Los Angeles Lakers Coach Byron Scott, in what could be a move to take media pressure off of his ailing superstar Kobe Bryant — but could also be a candid admission that could cost Scott his own job — admitted Friday that he made serious errors in managing the 36-year-old future Hall of Famer’s injury situation.
His blunders, Scott confessed, probably led to the torn rotator cuff suffered by Bryant Wednesday when he dunked the basketball in the third quarter of a 96-80 loss to the New Orleans Pelicans at Smoothie King Center in New Orleans Wednesday night.
As reported in the Orange County Register, Scott realized weeks ago that in the early part of what has turned out to be a failed 2014/15 season for the Lakers, he was driving the aging Bryant too hard, leaving him in the game for more than 35 minutes on average in Los Angeles’ first 27 contests of the season.

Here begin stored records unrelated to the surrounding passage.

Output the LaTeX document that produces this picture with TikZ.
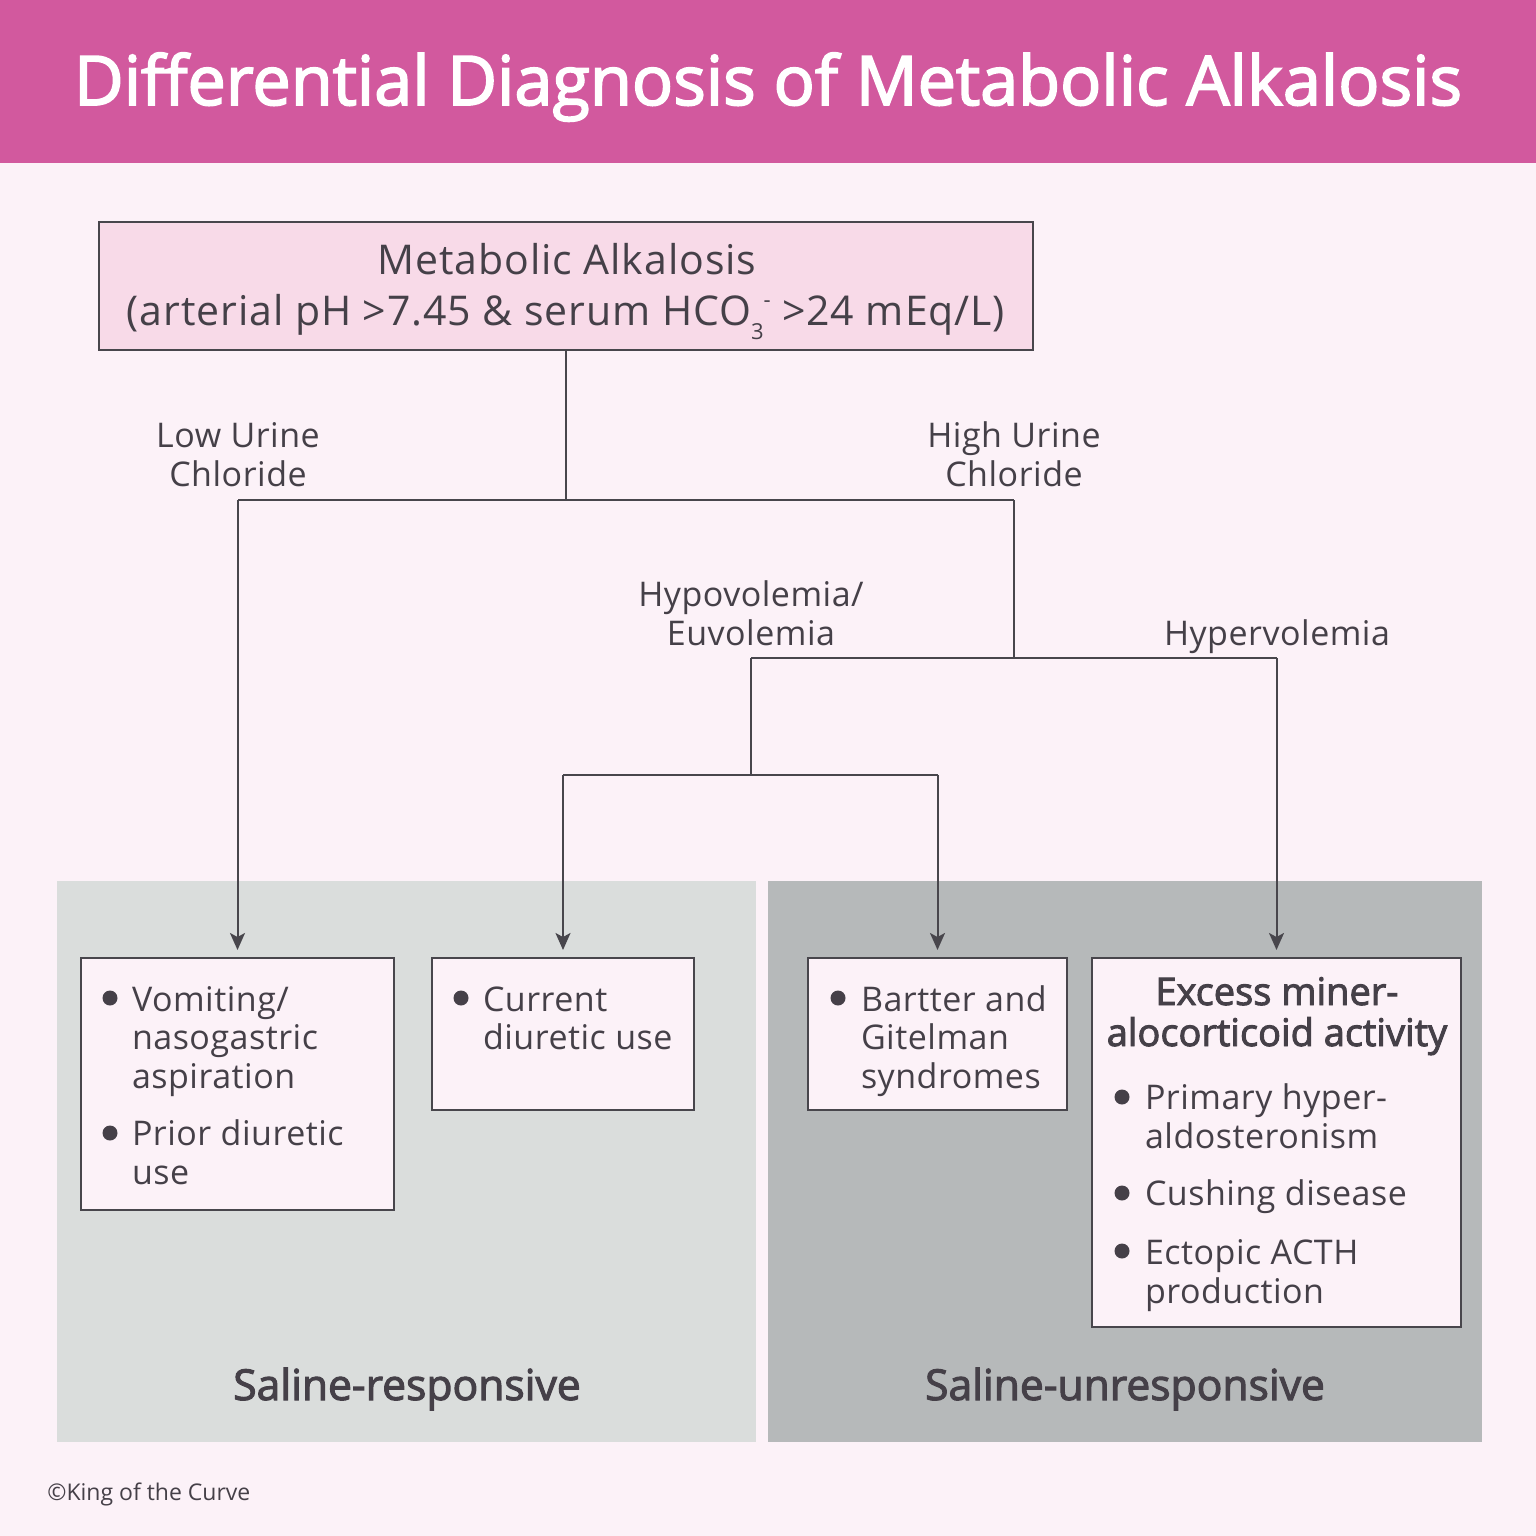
\documentclass[tikz,border=0pt]{standalone}
\usepackage{fontspec}
\setmainfont[LetterSpace=1.5]{Open Sans}
\newfontfamily\rootfont[LetterSpace=2.2]{Open Sans}
\newfontfamily\ttlfont[FakeBold=2.5]{Open Sans}
\newfontfamily\plainfont{Open Sans}
\usetikzlibrary{arrows.meta}
\definecolor{hdr}{RGB}{210,89,158}
\definecolor{bgp}{RGB}{252,242,248}
\definecolor{rootp}{RGB}{248,218,232}
\definecolor{lgrey}{RGB}{218,221,220}
\definecolor{dgrey}{RGB}{182,185,186}
\definecolor{ink}{RGB}{69,64,72}
\definecolor{edge}{RGB}{72,70,76}
\tikzset{
  x=0.5pt,y=-0.5pt,
  panel/.style={draw=none,inner sep=0,outer sep=0},
  box/.style={draw=edge,line width=1pt,fill=bgp,inner sep=0,outer sep=0},
  txt/.style={inner sep=0,outer sep=0,text=ink,font=\fontsize{17}{19.25}\selectfont,align=left},
  ctxt/.style={txt,align=center},
  roottxt/.style={inner sep=0,outer sep=0,text=ink,font=\rootfont\fontsize{20.5}{24}\selectfont},
  headtxt/.style={inner sep=0,outer sep=0,text=ink,font=\ttlfont\fontsize{19}{20}\selectfont,align=center},
  captxt/.style={inner sep=0,outer sep=0,text=ink,font=\ttlfont\fontsize{21.3}{22}\selectfont,align=center},
  link/.style={draw=edge,line width=1pt},
  arrow/.style={link,-{Stealth[length=8.5pt,width=7.5pt,inset=2pt]},shorten >=4pt},
  dot/.style={circle,fill=ink,draw=none,inner sep=0,minimum size=7.5pt},
}
\begin{document}
\begin{tikzpicture}
\useasboundingbox (0,0) rectangle (1536,1536);
\fill[bgp] (0,0) rectangle (1536,1536);
\node[panel,fill=hdr,minimum width=768pt,minimum height=81.5pt,anchor=north west,text=white] (title) at (0,0) {};
\node[anchor=base,inner sep=0,text=white,font=\ttlfont\fontsize{34.2}{36}\selectfont] (titletext) at (768,105) {Differential Diagnosis of Metabolic Alkalosis};
\node[panel,fill=lgrey,minimum width=349.5pt,minimum height=280.5pt] (pl) at (406.5,1161.5) {};
\node[panel,fill=dgrey,minimum width=357pt,minimum height=280.5pt] (pr) at (1125,1161.5) {};
\node[box,fill=rootp,minimum width=467pt,minimum height=64pt] (root) at (566,286) {};
\node[box,minimum width=156.5pt,minimum height=126pt] (b1) at (237.5,1084) {};
\node[box,minimum width=131pt,minimum height=76pt] (b2) at (563,1034) {};
\node[box,minimum width=129.5pt,minimum height=76pt] (b3) at (937.5,1034) {};
\node[box,minimum width=184.5pt,minimum height=184.5pt] (b4) at (1276.5,1142.5) {};
% root text
\node[roottxt,anchor=base] (rt1) at (567,274) {Metabolic Alkalosis};
\node[roottxt,anchor=base] (rt2) at (566,325) {(arterial pH >7.45 \& serum HCO\raisebox{-0.65ex}{\fontsize{11}{11}\selectfont 3}\raisebox{0.8ex}{\fontsize{11}{11}\selectfont -} >24 mEq/L)};
% branch labels
\node[ctxt,anchor=base] (l1) at (238,447) {Low Urine};
\node[ctxt,anchor=base] (l2) at (238,486) {Chloride};
\node[ctxt,anchor=base] (h1) at (1014,447) {High Urine};
\node[ctxt,anchor=base] (h2) at (1014,486) {Chloride};
\node[ctxt,anchor=base] (v1) at (751,606) {Hypovolemia/};
\node[ctxt,anchor=base] (v2) at (751,645) {Euvolemia};
\node[ctxt,anchor=base] (v3) at (1277,645) {Hypervolemia};
% connectors
\coordinate (j0) at (root.south |- 0,500);
\coordinate (jl) at (b1.north |- 0,500);
\coordinate (jr) at (1014,500);
\coordinate (j1) at (1014,658);
\coordinate (jv) at (751,658);
\coordinate (jh) at (b4.north |- 0,658);
\coordinate (j2) at (751,775);
\coordinate (jc) at (b2.north |- 0,775);
\coordinate (jb) at (b3.north |- 0,775);
\draw[link] (root.south) -- (j0);
\draw[link] (jr) -- (jl);
\draw[link] (jr) -- (j1);
\draw[link] (jv) -- (jh);
\draw[link] (jv) -- (j2);
\draw[link] (jc) -- (jb);
\draw[arrow] (jl) -- (b1.north);
\draw[arrow] (jc) -- (b2.north);
\draw[arrow] (jb) -- (b3.north);
\draw[arrow] (jh) -- (b4.north);
% box 1
\node[dot] (d1) at (110,998) {};
\node[txt,anchor=base west] (a1) at (132,1011) {Vomiting/};
\node[txt,anchor=base west] (a2) at (132,1049) {nasogastric};
\node[txt,anchor=base west] (a3) at (132,1088) {aspiration};
\node[dot] (d2) at (110,1133) {};
\node[txt,anchor=base west] (a4) at (132,1145) {Prior diuretic};
\node[txt,anchor=base west] (a5) at (132,1184) {use};
% box 2
\node[dot] (d3) at (461,998) {};
\node[txt,anchor=base west] (c1) at (483,1011) {Current};
\node[txt,anchor=base west] (c2) at (483,1049) {diuretic use};
% box 3
\node[dot] (d4) at (838,998) {};
\node[txt,anchor=base west] (g1) at (861,1011) {Bartter and};
\node[txt,anchor=base west] (g2) at (861,1049) {Gitelman};
\node[txt,anchor=base west] (g3) at (861,1088) {syndromes};
% box 4
\node[headtxt,anchor=base] (e1) at (1277,1005) {Excess miner-};
\node[headtxt,anchor=base] (e2) at (1277,1046) {alocorticoid activity};
\node[dot] (d5) at (1122,1097) {};
\node[txt,anchor=base west] (m1) at (1145,1109) {Primary hyper-};
\node[txt,anchor=base west] (m2) at (1145,1148) {aldosteronism};
\node[dot] (d6) at (1122,1193) {};
\node[txt,anchor=base west] (m3) at (1145,1205) {Cushing disease};
\node[dot] (d7) at (1122,1251) {};
\node[txt,anchor=base west] (m4) at (1145,1264) {Ectopic ACTH};
\node[txt,anchor=base west] (m5) at (1145,1303) {production};
% panel captions
\node[captxt,anchor=base] (s1) at (407,1400) {Saline-responsive};
\node[captxt,anchor=base] (s2) at (1125,1400) {Saline-unresponsive};
\node[anchor=base west,inner sep=0,text=ink,font=\plainfont\fontsize{11.5}{14}\selectfont] (cr) at (47,1500) {©King of the Curve};
\end{tikzpicture}
\end{document}
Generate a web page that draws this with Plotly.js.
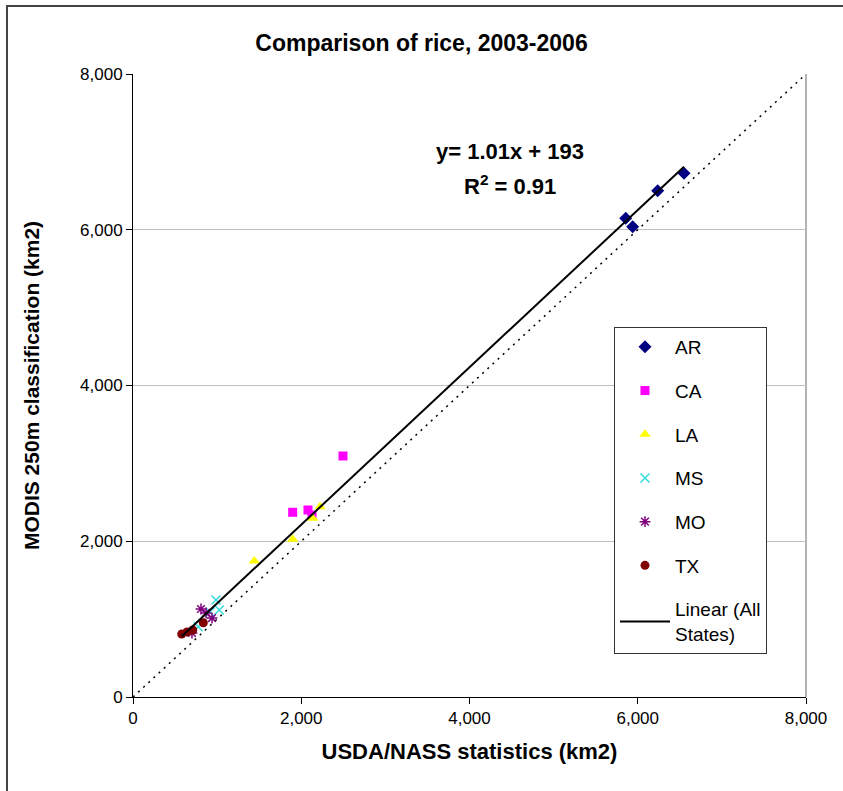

“I found out early that I was playing him too many minutes,” Scott told reporters, adding that when he thinks about his own contribution to the Bryant’s injury, “it almost makes me sick.”
Bryant tried to let his coach and former teammate — the two were both members of the Lakers on the 1996/97 team — off the hook. When Scott texted an apology to Bryant, telling him that the excess minutes may have helped cause his torn rotator cuff, Bryant replied, “Nah, that ain’t it.”
But now the shoulder injury appears likely to put an end to Bryant’s season — and possibly his Hall of Fame career, with the star coming under pressure to decide whether he should now simply retire.
Scott also admitted another serious mistake that may have led to the devastating injury to Bryant’s shoulder. About six weeks ago, the coach confessed that Bryant told him the shoulder was hurting — and the coach did nothing about it.
Scott recalled asking Bryant, “Are you all right?” When Bryant shrugged off the question, Scott said he assumed that the shoulder problem was “a dead issue.”
But after suffering the rotator cuff tear on Wednesday, the Lakers legend reminded his coach of their earlier exchange.
“You remember when I said it?” Bryant asked the Los Angeles coach.
“Yeah, I remember,” Scott said.
“I think it was kind of hurting then and I just re-aggravated it on a much higher level,” Bryant told him, according to Scott.
The Los Angeles coach also said that the usual procedure would be for Bryant or any injured player to report his injury to the Lakers training staff. But Scott said he was not aware of whether Bryant had told the trainers about his nagging shoulder pain or not.